I've trying to find this:
$$\lim_{(x,y)\rightarrow(0,0)} (x+y^2)\sin(\frac{1}{xy})$$ And I've just converted to polar coordinates: $$\lim_{\rho\rightarrow 0} (\rho \cos \theta + \rho^2 \sin^2 \theta)\sin(\frac{1}{\rho^2 \cos \theta \sin \theta}) =$$ $$\lim_{\rho\rightarrow 0} \rho \cos \theta \sin(\frac{1}{\rho^2 \cos \theta \sin \theta}) + \lim_{\rho\rightarrow 0} \rho^2 \sin^2 \theta \sin(\frac{1}{\rho^2 \cos \theta \sin \theta}) $$
Then, it follows that $|\rho\cos\theta\sin(\frac{1}{\rho^2 \cos \theta \sin \theta})| \leq |\rho \cos \theta| \leq |\rho|$, so the first limit must converge to zero.
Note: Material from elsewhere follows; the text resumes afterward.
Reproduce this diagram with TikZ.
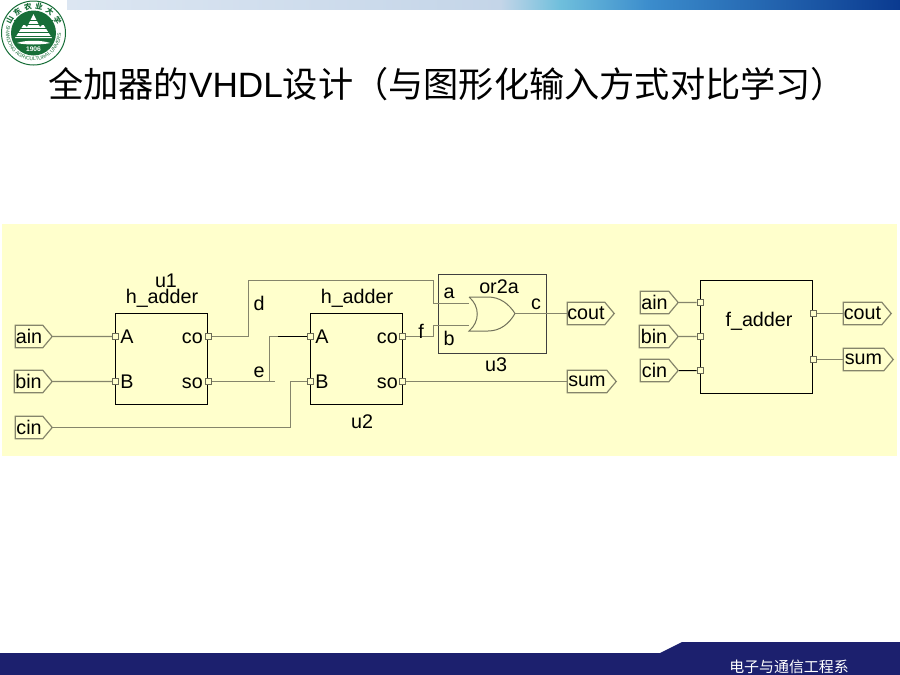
\documentclass[tikz,border=0pt]{standalone}
\usepackage{fontspec}
\setmainfont{Liberation Sans}
\newfontfamily\cjkfont{Noto Sans CJK SC}
\usetikzlibrary{shapes.symbols,decorations.text}
\newlength{\du}
\setlength{\du}{0.75pt}
\definecolor{panelcolor}{rgb}{1.000000, 1.000000, 0.800000}
\definecolor{wirecolor}{rgb}{0.520000, 0.520000, 0.420000}
\definecolor{navycolor}{rgb}{0.110000, 0.125000, 0.430000}
\definecolor{sealcolor}{rgb}{0.090000, 0.430000, 0.220000}
\definecolor{bandone}{HTML}{DCE6F2}
\definecolor{bandtwo}{HTML}{C4D5E8}
\definecolor{bandthree}{HTML}{6FBFDC}
\definecolor{bandfour}{HTML}{3B8CCC}
\definecolor{bandfive}{HTML}{0A3A90}
\tikzset{
  wire/.style={draw=wirecolor,line width=1.4\du},
  blackwire/.style={draw=black,line width=1\du},
  blockbox/.style={draw=black,line width=1\du,inner sep=0pt},
  port/.style={draw=wirecolor!80!black,fill=panelcolor,line width=1\du,minimum size=6\du,inner sep=0pt},
  pin/.style={shape=signal,signal to=east,signal from=nowhere,signal pointer angle=100,
    draw=wirecolor,fill=panelcolor,line width=1.2\du,inner sep=0pt,minimum height=22.5\du,
    anchor=east,font=\fontsize{14.8pt}{14.8pt}\selectfont},
  lbl/.style={inner sep=0pt,font=\fontsize{14.8pt}{14.8pt}\selectfont}
}
\begin{document}
\begin{tikzpicture}
\pgftransformxscale{1.000000}
\pgftransformyscale{-1.000000}
\useasboundingbox (0\du,0\du) rectangle (900\du,675\du);
\fill[white] (0\du,0\du) rectangle (900\du,675\du);
% top band
\shade[left color=bandone,right color=bandtwo] (67\du,0\du) rectangle (500\du,9\du);
\shade[left color=bandtwo,right color=bandthree] (500\du,0\du) rectangle (560\du,9\du);
\shade[left color=bandthree,right color=bandfour] (560\du,0\du) rectangle (650\du,9\du);
\shade[left color=bandfour,right color=bandfive] (650\du,0\du) rectangle (900\du,9\du);
% seal
\filldraw[draw=sealcolor,fill=white,line width=1\du] (33.5\du,33\du) circle (32\du);
\fill[sealcolor] (33.5\du,33\du) circle (22.5\du);
\fill[white] (15\du,38\du)--(24\du,24\du)--(27\du,27\du)--(33.5\du,14\du)--(40\du,27\du)--(43\du,24\du)--(52\du,38\du)--cycle;
\foreach \ya in {20,24,28,32,36}{
  \draw[sealcolor,line width=0.8\du] (14\du,\ya\du)--(53\du,\ya\du);
}
\fill[white] (17\du,43\du) .. controls (25\du,40\du) and (42\du,40\du) .. (50\du,43\du) .. controls (42\du,45\du) and (25\du,45\du) .. (17\du,43\du);
\node[text=white,inner sep=0pt,font=\bfseries\fontsize{5pt}{5pt}\selectfont] (sealyear) at (33.5\du,49.5\du){1906};
\foreach \sc/\sa in {山/-62,东/-37,农/-12,业/12,大/37,学/62}{
  \node[text=sealcolor,inner sep=0pt,rotate=-\sa,font=\cjkfont\bfseries\fontsize{5.6pt}{5.6pt}\selectfont] at ([shift={(\sa-90:27\du)}]33.5\du,33\du){\sc};
}
\begin{scope}[yscale=-1]
\path[decorate,decoration={text along path,text align=center,
  text={|\color{sealcolor}\fontsize{3.8pt}{3.8pt}\selectfont|SHANDONG AGRICULTURAL UNIVERSITY}}]
  (33.5\du,-33\du) ++(-180:27.5\du) arc[start angle=-180,end angle=0,radius=27.5\du];
\end{scope}
% title
\node[anchor=west,inner sep=0pt,font=\cjkfont\fontsize{26.4pt}{26.4pt}\selectfont] (title) at (48\du,84\du){全加器的{\rmfamily\fontsize{26.4pt}{26.4pt}\selectfont VHDL}设计（与图形化输入方式对比学习）};
% panel
\fill[panelcolor] (2\du,224\du) rectangle (897\du,456\du);
% blocks
\node[blockbox,minimum width=92\du,minimum height=91\du] (uone) at (161.5\du,358.5\du){};
\node[blockbox,minimum width=92\du,minimum height=91\du] (utwo) at (356\du,358.5\du){};
\node[blockbox,draw=black!75,minimum width=108\du,minimum height=79\du] (uthree) at (492\du,313.5\du){};
\node[blockbox,minimum width=112\du,minimum height=113\du] (fadder) at (756\du,336.5\du){};
% ports
\node[port] (uonea) at (115.5\du,336.5\du){};
\node[port] (uoneb) at (115.5\du,381.5\du){};
\node[port] (uoneco) at (208\du,336.5\du){};
\node[port] (uoneso) at (208\du,381.5\du){};
\node[port] (utwoa) at (310\du,336.5\du){};
\node[port] (utwob) at (310\du,381.5\du){};
\node[port] (utwoco) at (402.5\du,336.5\du){};
\node[port] (utwoso) at (402.5\du,381.5\du){};
\node[port] (fa) at (700\du,302.5\du){};
\node[port] (fb) at (700\du,336.5\du){};
\node[port] (fc) at (700\du,370.5\du){};
\node[port] (fcout) at (813\du,313.5\du){};
\node[port] (fsum) at (813\du,359.5\du){};
% pins
\node[pin,minimum width=37\du] (ain) at (53\du,336.5\du){ain\hspace{4\du}};
\node[pin,minimum width=38\du] (bin) at (53\du,381.5\du){bin\hspace{4\du}};
\node[pin,minimum width=37\du] (cin) at (53\du,427.5\du){cin\hspace{4\du}};
\node[pin,minimum width=47\du] (coutl) at (615\du,313.5\du){cout\hspace{4\du}};
\node[pin,minimum width=49\du] (suml) at (617\du,381.5\du){sum\hspace{4\du}};
\node[pin,minimum width=38\du] (ainr) at (679\du,302.5\du){ain\hspace{4\du}};
\node[pin,minimum width=39\du] (binr) at (679\du,336.5\du){bin\hspace{4\du}};
\node[pin,minimum width=38\du] (cinr) at (679\du,370.5\du){cin\hspace{4\du}};
\node[pin,minimum width=48\du] (coutr) at (892\du,313.5\du){cout\hspace{4\du}};
\node[pin,minimum width=50\du] (sumr) at (894\du,359.5\du){sum\hspace{4\du}};
% or gate
\coordinate (gatea) at (469\du,303.5\du);
\coordinate (gateb) at (469\du,325.5\du);
\coordinate (gateout) at (515\du,313.5\du);
\filldraw[draw=wirecolor!85!black,fill=panelcolor,line width=1\du] (469\du,297\du) -- (488\du,297\du) .. controls (500\du,297\du) and (509\du,304\du) .. (gateout) .. controls (509\du,324\du) and (500\du,331\du) .. (488\du,331\du) -- (469\du,331\du) .. controls (480\du,322\du) and (480\du,306\du) .. (469\du,297\du);
% wires
\coordinate (dup) at (248.5\du,280.5\du);
\coordinate (dtop) at (433.5\du,280.5\du);
\coordinate (eend) at (275\du,381.5\du);
\coordinate (ebranch) at (269.5\du,381.5\du);
\draw[wire] (ain) -- (uonea);
\draw[wire] (bin) -- (uoneb);
\draw[wire] (cin) -| (290.5\du,381.5\du) -- (utwob);
\draw[wire] (uoneco) -| (dup) -- (dtop) |- (gatea);
\draw[wire] (uoneso) -- (eend);
\draw[wire] (ebranch) |- (278\du,336.5\du);
\draw[blackwire] (278\du,336.5\du) -- (utwoa);
\draw[wire] (utwoco) -| (433.5\du,325.5\du) -- (gateb);
\draw[wire] (gateout) -- (coutl.west);
\draw[wire] (utwoso) -- (suml.west);
\draw[wire] (ainr) -- (fa);
\draw[wire] (binr) -- (fb);
\draw[blackwire] (cinr) -- (fc);
\draw[wire] (fcout) -- (coutr.west);
\draw[wire] (fsum) -- (sumr.west);
% texts
\node[lbl] (uonename) at (166\du,280.5\du){u1};
\node[lbl] (uonetype) at (162\du,298.5\du){h\_adder};
\node[lbl] (utwotype) at (357\du,298.5\du){h\_adder};
\node[lbl] (utwoname) at (362\du,422\du){u2};
\node[lbl] (uthreetype) at (499\du,287\du){or2a};
\node[lbl] (uthreename) at (496\du,365\du){u3};
\node[lbl,anchor=west] (lbla) at (120\du,337\du){A};
\node[lbl,anchor=west] (lblb) at (120\du,382\du){B};
\node[lbl,anchor=east] (lblco) at (203\du,338\du){co};
\node[lbl,anchor=east] (lblso) at (203\du,383\du){so};
\node[lbl,anchor=west] (lblaa) at (315\du,337\du){A};
\node[lbl,anchor=west] (lblbb) at (315\du,382\du){B};
\node[lbl,anchor=east] (lblcoo) at (398\du,338\du){co};
\node[lbl,anchor=east] (lblsoo) at (398\du,383\du){so};
\node[lbl] (lbld) at (259\du,303\du){d};
\node[lbl] (lble) at (259\du,372\du){e};
\node[lbl] (lblf) at (421\du,331\du){f};
\node[lbl] (lblga) at (449\du,293\du){a};
\node[lbl] (lblgb) at (449\du,338\du){b};
\node[lbl] (lblc) at (536\du,304\du){c};
\node[lbl] (fname) at (759\du,321\du){f\_adder};
% footer
\fill[navycolor] (0\du,653\du)--(660\du,653\du)--(682\du,642\du)--(900\du,642\du)--(900\du,675\du)--(0\du,675\du)--cycle;
\node[anchor=west,text=white,inner sep=0pt,font=\cjkfont\fontsize{11.2pt}{11.2pt}\selectfont] (dept) at (729\du,667\du){电子与通信工程系};
\end{tikzpicture}
\end{document}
Something similar can be said about the second limit: $|\rho ^2 \sin ^2 \theta \sin(\frac{1}{\rho \cos \theta \sin \theta}) \leq |\rho ^2 \sin ^2 \theta| \leq |\rho^2|$, so the second limit must also be equal to zero. Nevertheless, WolframAlpha says the limit does not converge because it's path-dependent. Have I gone wrong somewhere? I don't see a $\theta$ in that limit which may cause any problems.
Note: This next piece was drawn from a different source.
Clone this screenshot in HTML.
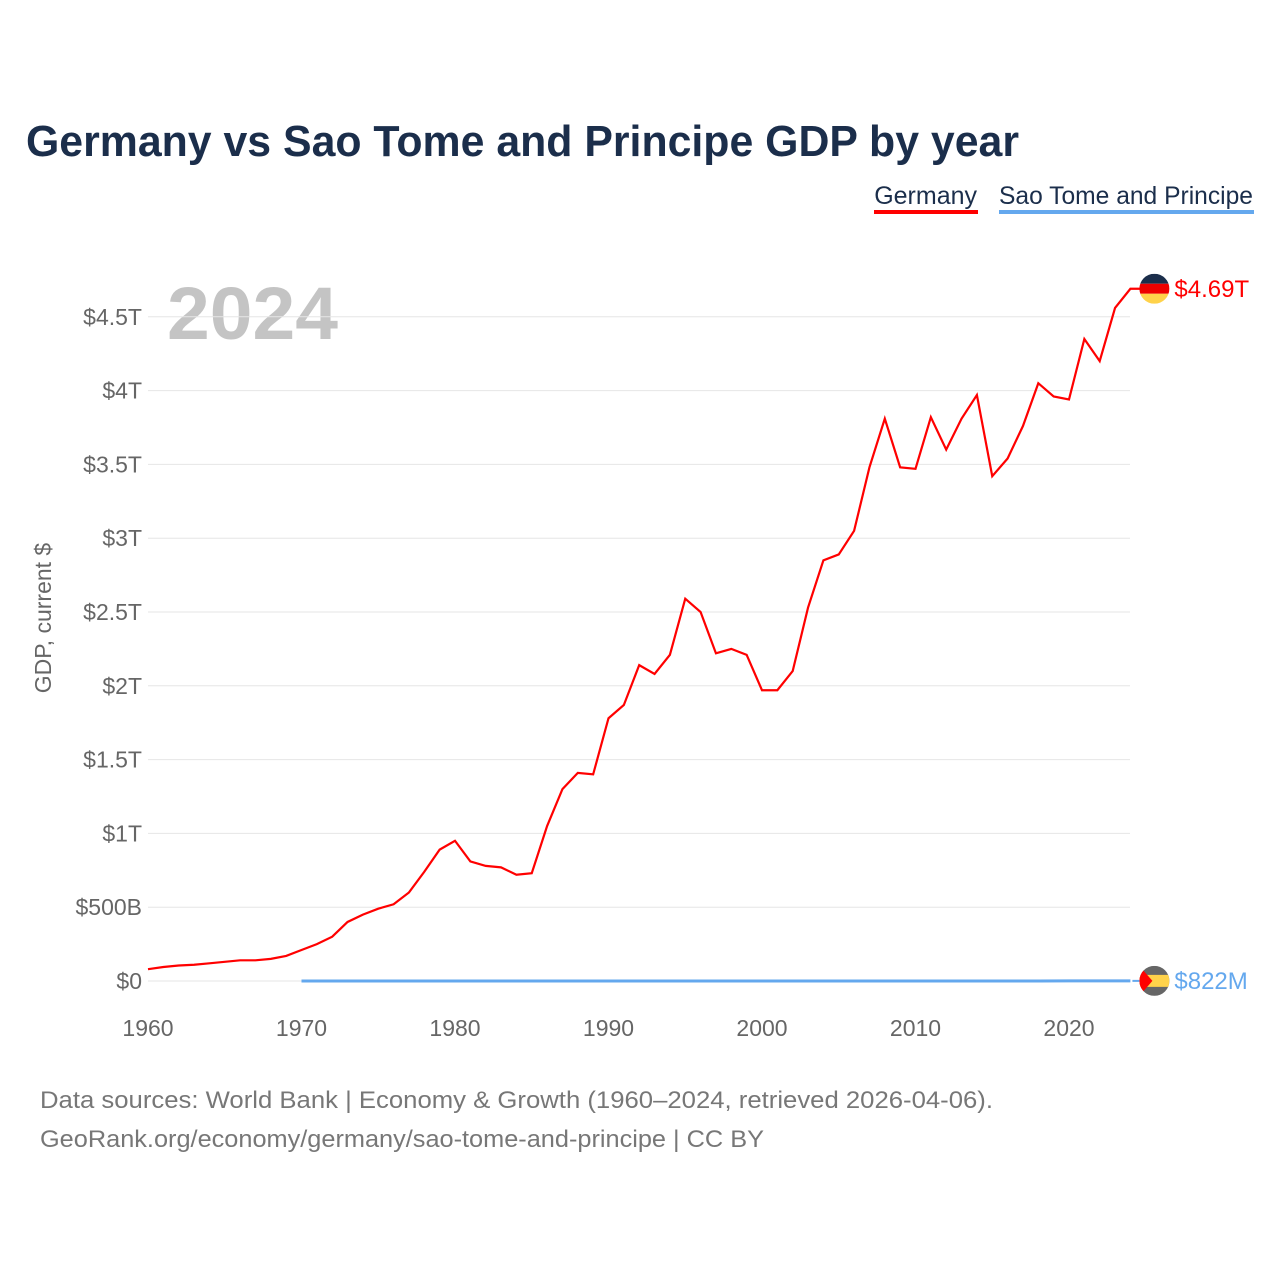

PS: I'm aware that the $\sin(\frac{1}{\rho^2 \cos \theta \sin \theta})$ will oscillate very wildly as $\rho$ approaches zero, but in the end, the sine function is bounded, and I still don't undertand where's my mistake.
Hint: we have $$|x+y^2||\sin(\frac{1}{xy})|\le |x|+y^2$$ and this tends to Zero for $x,y$ tends to Zero.